The Zone, therefore, has to be traversed, maze-like, by personages with especial knowledge of the region – guides who can successfully navigate the no-go areas and determine safe routes through the labyrinth of danger. Such individuals are called “stalkers”, hence the Andrei Tarkovsky film of the same name.
The Strugatsky Brothers
Of late, Roadside Picnic
has been at the forefront of my thoughts, particularly when I head out-of-doors for a stroll. Nowadays, I realise I’m perpetually clock-watching for fear of outstaying my allotted quota for exercise. Certainly, I can cover a great deal of ground in a short space of time, but after an hour or so the valetudinarian part of me – the ever-worrying hypochondriac – takes hold and I become psychosomatically short of breath, believing at some point along the way I’ve been somehow contaminated, having perhaps strayed inadvertently into some tainted grid reference; as if that one particular copse, paddock or hillside track had been irradiated; as if the very blades of grass beneath my feet were saturated with poison.

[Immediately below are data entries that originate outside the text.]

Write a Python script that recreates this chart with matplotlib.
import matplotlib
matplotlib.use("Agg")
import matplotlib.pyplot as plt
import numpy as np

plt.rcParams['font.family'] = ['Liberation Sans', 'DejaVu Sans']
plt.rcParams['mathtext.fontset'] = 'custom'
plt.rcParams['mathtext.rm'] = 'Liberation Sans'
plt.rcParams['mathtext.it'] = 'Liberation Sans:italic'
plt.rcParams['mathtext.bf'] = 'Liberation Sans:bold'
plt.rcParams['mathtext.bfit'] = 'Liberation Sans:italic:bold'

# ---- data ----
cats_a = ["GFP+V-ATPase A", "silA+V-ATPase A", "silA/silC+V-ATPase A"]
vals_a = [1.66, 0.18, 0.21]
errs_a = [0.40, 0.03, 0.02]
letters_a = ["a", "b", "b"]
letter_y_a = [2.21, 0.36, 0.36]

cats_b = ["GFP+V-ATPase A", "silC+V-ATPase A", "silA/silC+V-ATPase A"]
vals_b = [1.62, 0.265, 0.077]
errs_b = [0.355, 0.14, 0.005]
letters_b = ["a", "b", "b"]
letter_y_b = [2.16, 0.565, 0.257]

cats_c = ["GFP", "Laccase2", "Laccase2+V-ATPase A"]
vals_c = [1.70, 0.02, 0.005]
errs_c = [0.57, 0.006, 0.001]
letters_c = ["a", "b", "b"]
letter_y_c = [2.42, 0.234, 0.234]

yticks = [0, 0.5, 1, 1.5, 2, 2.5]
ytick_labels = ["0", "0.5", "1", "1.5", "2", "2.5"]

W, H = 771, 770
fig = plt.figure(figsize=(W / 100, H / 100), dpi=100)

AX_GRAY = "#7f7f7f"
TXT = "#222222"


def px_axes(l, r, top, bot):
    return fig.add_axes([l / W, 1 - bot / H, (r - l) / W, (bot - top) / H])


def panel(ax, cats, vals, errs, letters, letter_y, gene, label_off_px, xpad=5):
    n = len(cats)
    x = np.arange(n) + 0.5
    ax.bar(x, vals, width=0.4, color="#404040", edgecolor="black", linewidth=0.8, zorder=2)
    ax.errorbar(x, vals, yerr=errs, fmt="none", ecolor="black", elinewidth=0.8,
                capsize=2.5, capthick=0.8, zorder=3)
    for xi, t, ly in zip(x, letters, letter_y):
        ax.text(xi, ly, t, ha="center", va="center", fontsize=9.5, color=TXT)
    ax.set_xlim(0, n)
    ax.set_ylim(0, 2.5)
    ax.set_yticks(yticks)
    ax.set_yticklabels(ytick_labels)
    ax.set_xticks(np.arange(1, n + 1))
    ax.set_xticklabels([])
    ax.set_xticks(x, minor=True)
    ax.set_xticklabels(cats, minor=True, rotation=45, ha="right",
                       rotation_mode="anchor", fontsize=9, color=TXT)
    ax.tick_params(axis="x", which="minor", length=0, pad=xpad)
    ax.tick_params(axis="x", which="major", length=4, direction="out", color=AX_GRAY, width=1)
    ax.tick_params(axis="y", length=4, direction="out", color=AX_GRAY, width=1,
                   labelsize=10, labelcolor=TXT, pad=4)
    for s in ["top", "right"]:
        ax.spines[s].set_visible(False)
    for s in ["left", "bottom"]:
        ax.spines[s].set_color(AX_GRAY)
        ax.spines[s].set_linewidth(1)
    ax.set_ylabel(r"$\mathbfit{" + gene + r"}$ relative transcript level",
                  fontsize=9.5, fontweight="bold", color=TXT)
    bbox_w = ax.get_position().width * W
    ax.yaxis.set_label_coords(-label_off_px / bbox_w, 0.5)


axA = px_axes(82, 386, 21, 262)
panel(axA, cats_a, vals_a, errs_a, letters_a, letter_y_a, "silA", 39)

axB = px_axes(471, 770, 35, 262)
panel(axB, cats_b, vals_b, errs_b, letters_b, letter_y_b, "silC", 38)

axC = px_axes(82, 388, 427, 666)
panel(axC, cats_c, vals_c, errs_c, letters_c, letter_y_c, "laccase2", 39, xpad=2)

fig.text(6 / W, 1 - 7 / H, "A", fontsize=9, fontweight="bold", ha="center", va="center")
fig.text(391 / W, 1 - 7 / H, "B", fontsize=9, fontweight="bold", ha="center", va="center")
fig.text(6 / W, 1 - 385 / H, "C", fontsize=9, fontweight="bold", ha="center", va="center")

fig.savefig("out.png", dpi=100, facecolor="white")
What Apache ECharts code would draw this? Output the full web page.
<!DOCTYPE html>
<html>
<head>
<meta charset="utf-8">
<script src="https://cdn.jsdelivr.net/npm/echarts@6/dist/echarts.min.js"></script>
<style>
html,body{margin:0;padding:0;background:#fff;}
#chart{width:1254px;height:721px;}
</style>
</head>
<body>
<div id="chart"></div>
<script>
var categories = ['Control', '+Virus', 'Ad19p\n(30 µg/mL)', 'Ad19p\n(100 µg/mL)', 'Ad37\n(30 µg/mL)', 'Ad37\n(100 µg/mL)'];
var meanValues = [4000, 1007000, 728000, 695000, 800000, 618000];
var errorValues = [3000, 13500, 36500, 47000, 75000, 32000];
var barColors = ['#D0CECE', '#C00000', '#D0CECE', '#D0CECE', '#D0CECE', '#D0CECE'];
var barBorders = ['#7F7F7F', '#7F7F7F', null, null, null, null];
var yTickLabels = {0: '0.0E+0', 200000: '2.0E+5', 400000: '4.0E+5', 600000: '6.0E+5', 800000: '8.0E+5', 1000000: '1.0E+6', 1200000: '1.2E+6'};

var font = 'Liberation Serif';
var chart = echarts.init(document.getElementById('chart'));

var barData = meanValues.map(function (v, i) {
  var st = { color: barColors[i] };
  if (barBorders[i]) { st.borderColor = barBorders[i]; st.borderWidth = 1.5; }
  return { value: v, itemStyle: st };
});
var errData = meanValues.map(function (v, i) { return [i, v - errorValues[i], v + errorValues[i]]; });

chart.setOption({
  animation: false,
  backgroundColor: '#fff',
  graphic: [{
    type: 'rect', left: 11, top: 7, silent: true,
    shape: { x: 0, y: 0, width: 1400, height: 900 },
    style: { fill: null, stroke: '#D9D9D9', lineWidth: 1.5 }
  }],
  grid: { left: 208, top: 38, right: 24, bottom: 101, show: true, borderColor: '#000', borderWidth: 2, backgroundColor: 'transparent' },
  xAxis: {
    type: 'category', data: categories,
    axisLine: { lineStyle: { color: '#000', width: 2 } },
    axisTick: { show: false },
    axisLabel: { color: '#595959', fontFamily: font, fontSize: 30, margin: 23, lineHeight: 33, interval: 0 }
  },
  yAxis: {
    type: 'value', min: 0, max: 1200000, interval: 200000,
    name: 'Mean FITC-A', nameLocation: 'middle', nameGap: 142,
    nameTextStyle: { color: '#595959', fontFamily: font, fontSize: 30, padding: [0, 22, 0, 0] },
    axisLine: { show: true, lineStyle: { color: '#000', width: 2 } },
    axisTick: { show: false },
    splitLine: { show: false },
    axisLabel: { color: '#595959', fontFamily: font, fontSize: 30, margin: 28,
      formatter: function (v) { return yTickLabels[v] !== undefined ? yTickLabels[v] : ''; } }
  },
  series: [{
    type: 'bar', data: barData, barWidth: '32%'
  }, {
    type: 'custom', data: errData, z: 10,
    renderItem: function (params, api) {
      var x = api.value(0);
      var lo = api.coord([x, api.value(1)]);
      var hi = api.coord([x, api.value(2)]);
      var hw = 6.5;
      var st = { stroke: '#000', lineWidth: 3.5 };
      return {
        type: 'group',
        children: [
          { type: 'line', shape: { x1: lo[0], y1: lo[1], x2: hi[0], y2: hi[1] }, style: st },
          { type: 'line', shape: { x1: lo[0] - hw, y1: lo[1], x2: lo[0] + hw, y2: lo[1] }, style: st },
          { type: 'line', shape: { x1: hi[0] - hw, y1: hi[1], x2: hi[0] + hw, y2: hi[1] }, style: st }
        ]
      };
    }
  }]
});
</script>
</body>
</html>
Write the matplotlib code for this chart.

Yes, very dramatic. But, in a sense, going out of doors lately has felt like a very high stakes game of battleships. Sometimes, I can’t help feeling like I could do with my own personal stalker, to guide me safely through the green-ways and public footpaths of my former stomping ground. I can see him now, directing the way, landing his bolts like a trail of breadcrumbs, shouting “Not that way, keep away from that brook!”
is somewhat more forthcoming in terms of its sci-fi imagery than the Tarkovsy adaptation for cinema, Stalker
, which appeared seven years later. They are two very different beasts. The latter is more of a sounding board for its central triumvirate’s musings on existentialism; the former has zombies and a wish-granting “golden sphere”! But both are well worth checking out!